In this situation, the only dependency for CAS is the mechanism to validate passwords. CAS does not keep passwords itself, and while it can validate a password using many different protocols, at Yale your Netid password is stored in Active Directory and then is replicated out to the Azure AD for Office 365 purposes. So CAS could use the on premise AD, or the Domain Controller currently hosted in the AWS cloud, or it could (although this might require some customization pending a future CAS release function) check the password in Azure AD using some native Microsoft programming interface. That is the only thing that the CAS login function requires outside CAS itself.
It makes no particular sense to have gradations of CAS fail-over. There just aren't enough important CAS options to justify a "gradual" approach. If the two virtual machines here at Yale fail, then I propose we switch unconditionally to the CAS in the virtual bomb shelter wherever it is. It will handle the basic logins for critical services. There can be more than one such backup (which if you excuse me I would refer to as the "CAS-tastrophy" configuration), but we need one that kicks in automatically or with very little manual intervention to minimize disruption, so any additional backup resource would be manually enabled and therefore come up less quickly.
This represents such a small requirement that it can be handled many different ways. CAS does not care where it is (on premise, in the Cloud), or what it runs on (RHEL, Ubuntu, Windows Server), or whether it is on a VM or a Container. Given the most recent CAS failure (due to monthly maintenance) I suggest that the only hard rule is that the one option that is not acceptable is to duplicate any feature of the primary on premise CAS out to the Recovery configuration, even if that complicates the staffing charts. Thus because the production CAS runs on an RHEL VM, the Recovery CAS has to run on a Container, or Windows Server VM, but nothing that could ever have the same failure trigger.

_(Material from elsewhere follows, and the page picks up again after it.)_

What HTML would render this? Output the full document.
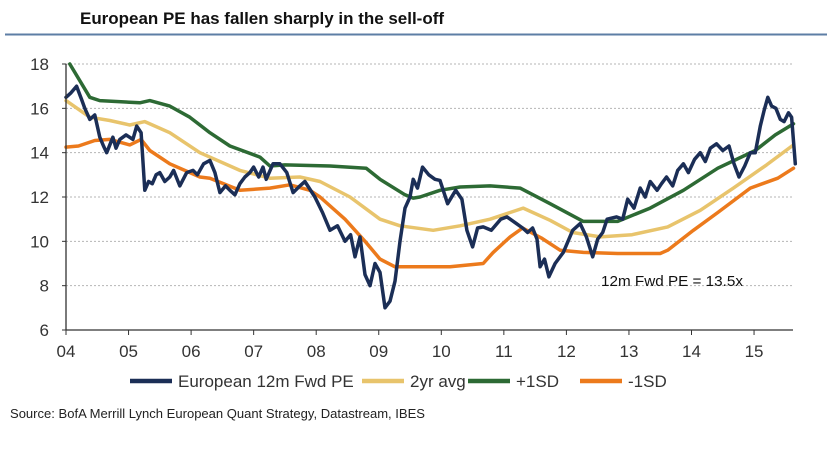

The network part that routes request to CAS is actually a bigger problem than CAS itself. You can put CAS directly on the network or behind the F5 or an F5 replacement. You can direct traffic by changing the DNS server mapping of the name or the Cisco routing of the IP address. Any program that uses CAS expects that https://secure.its.yale.edu/cas gets to it and does not care how it works (although whatever is at the other end does need the secure.its.yale.edu Certificate and Key to do SSL. There are a few applications that have been "misconfigured" (possibly due to bad advice given by a programmer no longer with us) to use "https://auth.yale.edu/cas" instead and we either should reconfigure them or we have to maintain both names on major failures.
Recovery CAS starts as all CAS instances with the core Apereo release code, but now there are reasons to consider a separate set of Yale configuration files rather than trying to reuse the standard configuration for normal operation. The Recovery configurations selects and configures a subset of the options chosen to either have fewer dependencies or else a different version of the same dependency with a different failure mechanism (use the AWS Domain Controller directly rather than using the on premise Domain Controller accessed through the F5).
Decisions
We have to make a bunch of choices, but I believe there are neither Technical nor Business criteria for the choice. More importantly, it should take at most a day and probably just a few hours to move the Recovery CAS from one set of choices to another environment. Since getting Information Security approval is usually a sticking point, I suggest putting together a quick set of options and asking for their approval of a subset. Then we can focus on whatever makes it through that bottleneck rather than making our own choice and then beating our heads against a brick wall to get it approved.